#### EXERCISE:
In the lines below, output everything from the first line through the line containing "const yTicks = [-20, -10, 0, 10, 20];" exactly as it is. Pictures are not part of the output.

#### SOURCE EXCERPT:
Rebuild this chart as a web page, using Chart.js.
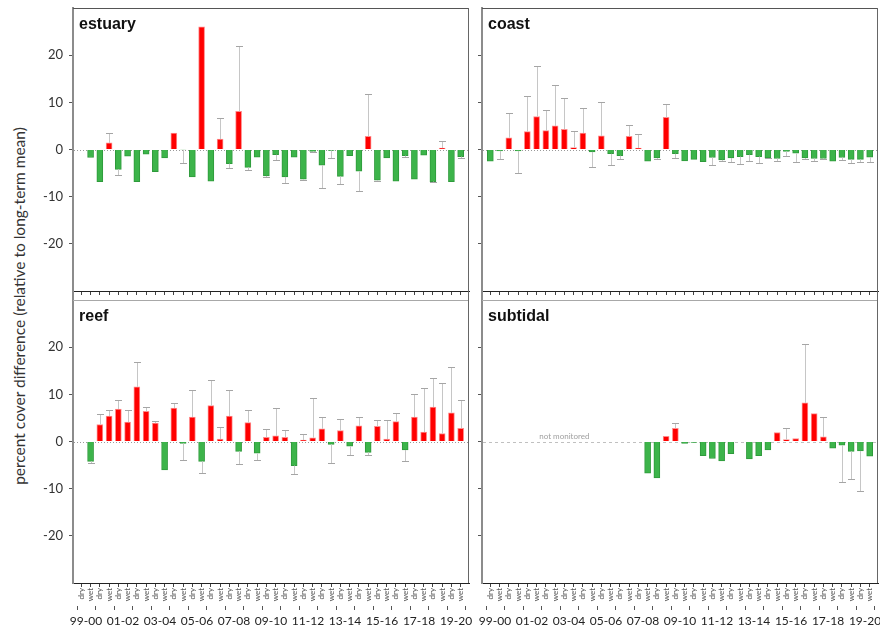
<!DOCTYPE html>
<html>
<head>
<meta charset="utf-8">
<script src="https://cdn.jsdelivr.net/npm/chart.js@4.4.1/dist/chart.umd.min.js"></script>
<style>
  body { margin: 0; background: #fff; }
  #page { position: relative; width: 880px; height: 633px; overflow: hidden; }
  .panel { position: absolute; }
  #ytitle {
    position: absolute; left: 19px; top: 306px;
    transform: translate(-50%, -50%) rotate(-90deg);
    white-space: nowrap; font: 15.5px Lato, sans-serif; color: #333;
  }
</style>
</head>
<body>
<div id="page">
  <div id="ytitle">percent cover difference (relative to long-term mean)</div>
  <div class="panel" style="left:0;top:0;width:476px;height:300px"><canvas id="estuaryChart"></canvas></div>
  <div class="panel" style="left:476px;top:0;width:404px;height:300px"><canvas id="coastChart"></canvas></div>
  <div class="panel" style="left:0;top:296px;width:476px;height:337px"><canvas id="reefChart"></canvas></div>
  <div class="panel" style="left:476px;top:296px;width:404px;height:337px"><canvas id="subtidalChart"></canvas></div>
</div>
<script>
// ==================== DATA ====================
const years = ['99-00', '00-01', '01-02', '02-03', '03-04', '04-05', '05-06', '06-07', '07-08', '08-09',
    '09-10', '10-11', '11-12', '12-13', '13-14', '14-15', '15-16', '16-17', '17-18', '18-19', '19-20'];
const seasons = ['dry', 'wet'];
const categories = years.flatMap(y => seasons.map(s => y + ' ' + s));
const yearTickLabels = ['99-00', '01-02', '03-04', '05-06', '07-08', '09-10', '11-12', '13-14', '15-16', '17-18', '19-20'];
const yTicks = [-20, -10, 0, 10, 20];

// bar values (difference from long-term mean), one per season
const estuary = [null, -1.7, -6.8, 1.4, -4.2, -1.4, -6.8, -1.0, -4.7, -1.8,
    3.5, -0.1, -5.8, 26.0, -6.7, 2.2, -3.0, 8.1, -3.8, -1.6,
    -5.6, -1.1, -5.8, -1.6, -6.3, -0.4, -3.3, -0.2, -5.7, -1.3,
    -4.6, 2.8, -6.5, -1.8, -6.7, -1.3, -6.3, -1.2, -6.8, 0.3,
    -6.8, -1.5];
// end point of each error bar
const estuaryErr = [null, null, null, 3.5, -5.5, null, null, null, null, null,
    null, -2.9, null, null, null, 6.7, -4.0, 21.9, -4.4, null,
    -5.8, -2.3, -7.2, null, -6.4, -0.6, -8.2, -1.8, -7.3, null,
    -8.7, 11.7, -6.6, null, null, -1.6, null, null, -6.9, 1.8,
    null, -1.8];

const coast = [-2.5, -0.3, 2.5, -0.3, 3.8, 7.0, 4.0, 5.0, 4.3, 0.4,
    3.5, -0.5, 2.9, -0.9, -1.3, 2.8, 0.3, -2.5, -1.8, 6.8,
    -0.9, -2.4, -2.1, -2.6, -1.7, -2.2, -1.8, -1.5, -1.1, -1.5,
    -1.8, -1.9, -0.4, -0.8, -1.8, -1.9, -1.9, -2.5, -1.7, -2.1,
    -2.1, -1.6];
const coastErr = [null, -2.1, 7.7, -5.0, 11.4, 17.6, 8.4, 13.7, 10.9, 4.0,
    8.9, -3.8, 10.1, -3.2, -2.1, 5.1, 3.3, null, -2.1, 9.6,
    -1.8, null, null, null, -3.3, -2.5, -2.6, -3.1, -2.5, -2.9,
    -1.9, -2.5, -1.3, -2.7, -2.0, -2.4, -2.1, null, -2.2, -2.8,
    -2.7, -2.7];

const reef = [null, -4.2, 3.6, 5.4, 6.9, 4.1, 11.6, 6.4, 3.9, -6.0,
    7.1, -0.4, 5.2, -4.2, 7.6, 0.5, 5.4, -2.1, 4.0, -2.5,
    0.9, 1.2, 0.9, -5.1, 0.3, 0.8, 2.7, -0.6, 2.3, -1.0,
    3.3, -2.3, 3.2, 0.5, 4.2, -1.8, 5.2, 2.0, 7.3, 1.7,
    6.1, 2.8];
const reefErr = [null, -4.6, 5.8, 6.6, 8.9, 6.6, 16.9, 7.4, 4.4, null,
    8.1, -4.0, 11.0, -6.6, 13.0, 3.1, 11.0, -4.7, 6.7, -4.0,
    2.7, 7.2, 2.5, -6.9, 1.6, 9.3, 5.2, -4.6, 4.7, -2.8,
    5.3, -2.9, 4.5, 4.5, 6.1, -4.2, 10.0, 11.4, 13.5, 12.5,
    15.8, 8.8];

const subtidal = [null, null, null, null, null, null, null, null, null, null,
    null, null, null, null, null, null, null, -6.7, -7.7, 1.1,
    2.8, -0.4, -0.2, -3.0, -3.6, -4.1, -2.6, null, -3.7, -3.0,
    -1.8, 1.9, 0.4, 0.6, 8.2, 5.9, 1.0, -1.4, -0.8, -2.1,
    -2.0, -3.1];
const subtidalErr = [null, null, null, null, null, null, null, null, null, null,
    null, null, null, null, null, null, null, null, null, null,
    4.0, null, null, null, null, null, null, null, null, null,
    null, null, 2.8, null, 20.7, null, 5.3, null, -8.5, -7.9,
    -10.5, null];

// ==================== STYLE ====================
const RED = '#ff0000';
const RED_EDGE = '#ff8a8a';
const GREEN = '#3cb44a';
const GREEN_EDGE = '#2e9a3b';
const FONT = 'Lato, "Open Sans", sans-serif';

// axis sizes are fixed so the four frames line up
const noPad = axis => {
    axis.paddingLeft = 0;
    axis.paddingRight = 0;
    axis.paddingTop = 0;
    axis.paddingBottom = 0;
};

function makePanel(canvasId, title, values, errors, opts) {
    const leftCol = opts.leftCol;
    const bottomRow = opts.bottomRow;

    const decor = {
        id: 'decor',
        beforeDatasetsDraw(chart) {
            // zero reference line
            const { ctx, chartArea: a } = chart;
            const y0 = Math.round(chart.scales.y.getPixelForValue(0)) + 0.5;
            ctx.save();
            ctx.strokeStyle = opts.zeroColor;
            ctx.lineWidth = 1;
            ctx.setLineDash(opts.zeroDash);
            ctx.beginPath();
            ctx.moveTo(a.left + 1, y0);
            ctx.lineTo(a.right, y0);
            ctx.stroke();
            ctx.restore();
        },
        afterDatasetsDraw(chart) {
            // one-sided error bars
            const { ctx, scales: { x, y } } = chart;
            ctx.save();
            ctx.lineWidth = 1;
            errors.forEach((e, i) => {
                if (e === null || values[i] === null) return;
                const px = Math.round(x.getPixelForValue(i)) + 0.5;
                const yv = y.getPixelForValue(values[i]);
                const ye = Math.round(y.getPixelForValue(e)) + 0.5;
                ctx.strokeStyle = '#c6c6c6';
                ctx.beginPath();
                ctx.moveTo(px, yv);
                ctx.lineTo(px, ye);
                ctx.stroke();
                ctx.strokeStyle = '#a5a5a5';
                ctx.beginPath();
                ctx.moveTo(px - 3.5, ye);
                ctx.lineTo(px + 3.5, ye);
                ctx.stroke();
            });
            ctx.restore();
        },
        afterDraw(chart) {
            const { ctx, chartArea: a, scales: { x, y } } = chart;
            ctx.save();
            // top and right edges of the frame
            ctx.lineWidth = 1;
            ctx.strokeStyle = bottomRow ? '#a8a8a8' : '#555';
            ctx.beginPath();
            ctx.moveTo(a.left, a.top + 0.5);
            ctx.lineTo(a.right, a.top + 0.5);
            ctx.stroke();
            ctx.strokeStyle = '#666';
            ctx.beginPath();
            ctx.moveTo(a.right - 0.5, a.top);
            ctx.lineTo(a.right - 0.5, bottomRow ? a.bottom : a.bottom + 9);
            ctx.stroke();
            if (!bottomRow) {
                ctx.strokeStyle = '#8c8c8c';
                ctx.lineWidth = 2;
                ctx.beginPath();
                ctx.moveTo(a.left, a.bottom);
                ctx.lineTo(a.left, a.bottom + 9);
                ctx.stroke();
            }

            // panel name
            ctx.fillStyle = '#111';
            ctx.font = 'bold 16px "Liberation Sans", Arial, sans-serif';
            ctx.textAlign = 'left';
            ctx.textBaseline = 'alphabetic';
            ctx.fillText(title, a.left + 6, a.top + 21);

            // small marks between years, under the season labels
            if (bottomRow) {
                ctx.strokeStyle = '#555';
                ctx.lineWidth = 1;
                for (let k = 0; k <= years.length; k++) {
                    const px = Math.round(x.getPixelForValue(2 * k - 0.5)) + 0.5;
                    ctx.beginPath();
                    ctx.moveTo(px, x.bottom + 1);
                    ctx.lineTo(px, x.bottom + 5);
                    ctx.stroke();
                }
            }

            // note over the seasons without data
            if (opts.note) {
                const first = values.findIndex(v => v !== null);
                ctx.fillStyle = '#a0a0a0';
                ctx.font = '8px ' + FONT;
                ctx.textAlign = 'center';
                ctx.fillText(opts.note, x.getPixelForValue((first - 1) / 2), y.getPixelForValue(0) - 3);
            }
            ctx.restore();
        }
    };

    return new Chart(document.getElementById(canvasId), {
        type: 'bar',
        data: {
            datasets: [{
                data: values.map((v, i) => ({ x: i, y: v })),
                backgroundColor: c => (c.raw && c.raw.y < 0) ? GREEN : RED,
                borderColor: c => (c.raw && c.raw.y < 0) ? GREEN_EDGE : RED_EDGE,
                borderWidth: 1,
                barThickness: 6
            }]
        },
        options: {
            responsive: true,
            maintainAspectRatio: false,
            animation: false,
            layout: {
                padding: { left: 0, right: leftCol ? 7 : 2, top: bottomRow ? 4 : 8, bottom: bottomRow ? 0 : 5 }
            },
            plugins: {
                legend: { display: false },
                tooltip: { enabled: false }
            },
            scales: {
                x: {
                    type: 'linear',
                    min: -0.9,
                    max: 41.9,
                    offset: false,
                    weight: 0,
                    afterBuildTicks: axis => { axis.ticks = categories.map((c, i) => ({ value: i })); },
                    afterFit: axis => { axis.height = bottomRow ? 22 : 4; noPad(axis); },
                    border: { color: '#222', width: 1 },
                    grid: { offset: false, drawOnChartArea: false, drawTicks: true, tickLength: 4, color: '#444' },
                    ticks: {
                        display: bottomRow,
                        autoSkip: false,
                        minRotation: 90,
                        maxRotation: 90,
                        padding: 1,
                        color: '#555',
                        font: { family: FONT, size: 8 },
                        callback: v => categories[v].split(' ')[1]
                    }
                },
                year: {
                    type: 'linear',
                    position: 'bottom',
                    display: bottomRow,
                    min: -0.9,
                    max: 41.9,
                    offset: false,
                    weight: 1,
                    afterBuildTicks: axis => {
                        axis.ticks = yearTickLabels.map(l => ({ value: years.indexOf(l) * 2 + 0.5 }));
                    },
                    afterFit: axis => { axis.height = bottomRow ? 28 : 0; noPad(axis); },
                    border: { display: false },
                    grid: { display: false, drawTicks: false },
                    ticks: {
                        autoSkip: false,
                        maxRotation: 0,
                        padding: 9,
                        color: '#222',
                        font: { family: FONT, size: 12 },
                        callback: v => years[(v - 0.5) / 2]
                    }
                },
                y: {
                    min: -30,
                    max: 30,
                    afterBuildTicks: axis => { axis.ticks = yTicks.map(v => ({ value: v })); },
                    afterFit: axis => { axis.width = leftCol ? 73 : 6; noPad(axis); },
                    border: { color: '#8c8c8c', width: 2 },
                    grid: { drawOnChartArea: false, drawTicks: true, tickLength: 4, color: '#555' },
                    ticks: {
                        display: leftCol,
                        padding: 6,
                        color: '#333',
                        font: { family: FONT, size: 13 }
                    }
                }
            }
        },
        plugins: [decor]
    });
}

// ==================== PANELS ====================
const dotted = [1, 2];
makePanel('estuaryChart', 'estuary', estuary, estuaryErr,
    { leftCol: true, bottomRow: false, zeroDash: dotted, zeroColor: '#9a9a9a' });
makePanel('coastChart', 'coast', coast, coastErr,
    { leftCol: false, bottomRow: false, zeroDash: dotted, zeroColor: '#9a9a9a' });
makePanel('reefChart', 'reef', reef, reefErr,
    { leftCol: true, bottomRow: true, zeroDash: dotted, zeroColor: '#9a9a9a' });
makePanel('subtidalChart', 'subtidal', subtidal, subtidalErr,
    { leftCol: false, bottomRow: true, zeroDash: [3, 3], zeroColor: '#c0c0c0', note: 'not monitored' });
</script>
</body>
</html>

#### WORKED ANSWER:
Rebuild this chart as a web page, using Chart.js.
<!DOCTYPE html>
<html>
<head>
<meta charset="utf-8">
<script src="https://cdn.jsdelivr.net/npm/chart.js@4.4.1/dist/chart.umd.min.js"></script>
<style>
  body { margin: 0; background: #fff; }
  #page { position: relative; width: 880px; height: 633px; overflow: hidden; }
  .panel { position: absolute; }
  #ytitle {
    position: absolute; left: 19px; top: 306px;
    transform: translate(-50%, -50%) rotate(-90deg);
    white-space: nowrap; font: 15.5px Lato, sans-serif; color: #333;
  }
</style>
</head>
<body>
<div id="page">
  <div id="ytitle">percent cover difference (relative to long-term mean)</div>
  <div class="panel" style="left:0;top:0;width:476px;height:300px"><canvas id="estuaryChart"></canvas></div>
  <div class="panel" style="left:476px;top:0;width:404px;height:300px"><canvas id="coastChart"></canvas></div>
  <div class="panel" style="left:0;top:296px;width:476px;height:337px"><canvas id="reefChart"></canvas></div>
  <div class="panel" style="left:476px;top:296px;width:404px;height:337px"><canvas id="subtidalChart"></canvas></div>
</div>
<script>
// ==================== DATA ====================
const years = ['99-00', '00-01', '01-02', '02-03', '03-04', '04-05', '05-06', '06-07', '07-08', '08-09',
    '09-10', '10-11', '11-12', '12-13', '13-14', '14-15', '15-16', '16-17', '17-18', '18-19', '19-20'];
const seasons = ['dry', 'wet'];
const categories = years.flatMap(y => seasons.map(s => y + ' ' + s));
const yearTickLabels = ['99-00', '01-02', '03-04', '05-06', '07-08', '09-10', '11-12', '13-14', '15-16', '17-18', '19-20'];
const yTicks = [-20, -10, 0, 10, 20];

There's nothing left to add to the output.